## Objective
Stop after the line with "const yTicks = [0, 10, 20, 30, 40, 50, 60];": repeat exactly every line before it, beginning with the first, and that line itself.

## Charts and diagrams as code
begin
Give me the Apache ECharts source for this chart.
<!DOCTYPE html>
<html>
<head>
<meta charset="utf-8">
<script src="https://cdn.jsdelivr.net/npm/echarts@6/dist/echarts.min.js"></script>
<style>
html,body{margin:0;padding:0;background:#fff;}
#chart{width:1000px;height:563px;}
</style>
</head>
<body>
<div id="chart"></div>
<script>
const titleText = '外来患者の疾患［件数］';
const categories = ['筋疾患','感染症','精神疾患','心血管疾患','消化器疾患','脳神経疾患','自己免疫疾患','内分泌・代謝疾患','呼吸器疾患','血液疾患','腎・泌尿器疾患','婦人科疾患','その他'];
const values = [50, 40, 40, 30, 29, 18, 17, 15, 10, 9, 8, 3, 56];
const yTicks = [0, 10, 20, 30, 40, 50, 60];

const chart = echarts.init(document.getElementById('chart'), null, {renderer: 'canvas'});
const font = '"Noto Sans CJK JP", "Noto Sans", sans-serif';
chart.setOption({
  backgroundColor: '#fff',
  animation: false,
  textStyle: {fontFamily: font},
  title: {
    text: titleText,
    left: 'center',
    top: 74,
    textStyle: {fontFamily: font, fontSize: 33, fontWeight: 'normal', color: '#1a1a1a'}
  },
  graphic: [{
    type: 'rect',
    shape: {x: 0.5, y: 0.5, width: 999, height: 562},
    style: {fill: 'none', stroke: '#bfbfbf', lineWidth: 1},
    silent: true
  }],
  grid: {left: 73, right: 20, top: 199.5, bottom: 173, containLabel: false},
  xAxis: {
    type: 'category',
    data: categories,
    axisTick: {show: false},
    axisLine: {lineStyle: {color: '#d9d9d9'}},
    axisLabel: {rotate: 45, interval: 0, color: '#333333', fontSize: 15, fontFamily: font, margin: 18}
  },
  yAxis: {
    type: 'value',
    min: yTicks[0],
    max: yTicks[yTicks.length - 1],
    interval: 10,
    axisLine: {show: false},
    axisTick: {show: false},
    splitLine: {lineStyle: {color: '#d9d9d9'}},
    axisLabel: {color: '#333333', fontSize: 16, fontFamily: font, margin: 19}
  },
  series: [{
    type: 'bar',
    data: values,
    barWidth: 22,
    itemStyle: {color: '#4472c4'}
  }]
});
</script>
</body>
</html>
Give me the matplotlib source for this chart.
end
## Response
Give me the Apache ECharts source for this chart.
<!DOCTYPE html>
<html>
<head>
<meta charset="utf-8">
<script src="https://cdn.jsdelivr.net/npm/echarts@6/dist/echarts.min.js"></script>
<style>
html,body{margin:0;padding:0;background:#fff;}
#chart{width:1000px;height:563px;}
</style>
</head>
<body>
<div id="chart"></div>
<script>
const titleText = '外来患者の疾患［件数］';
const categories = ['筋疾患','感染症','精神疾患','心血管疾患','消化器疾患','脳神経疾患','自己免疫疾患','内分泌・代謝疾患','呼吸器疾患','血液疾患','腎・泌尿器疾患','婦人科疾患','その他'];
const values = [50, 40, 40, 30, 29, 18, 17, 15, 10, 9, 8, 3, 56];
const yTicks = [0, 10, 20, 30, 40, 50, 60];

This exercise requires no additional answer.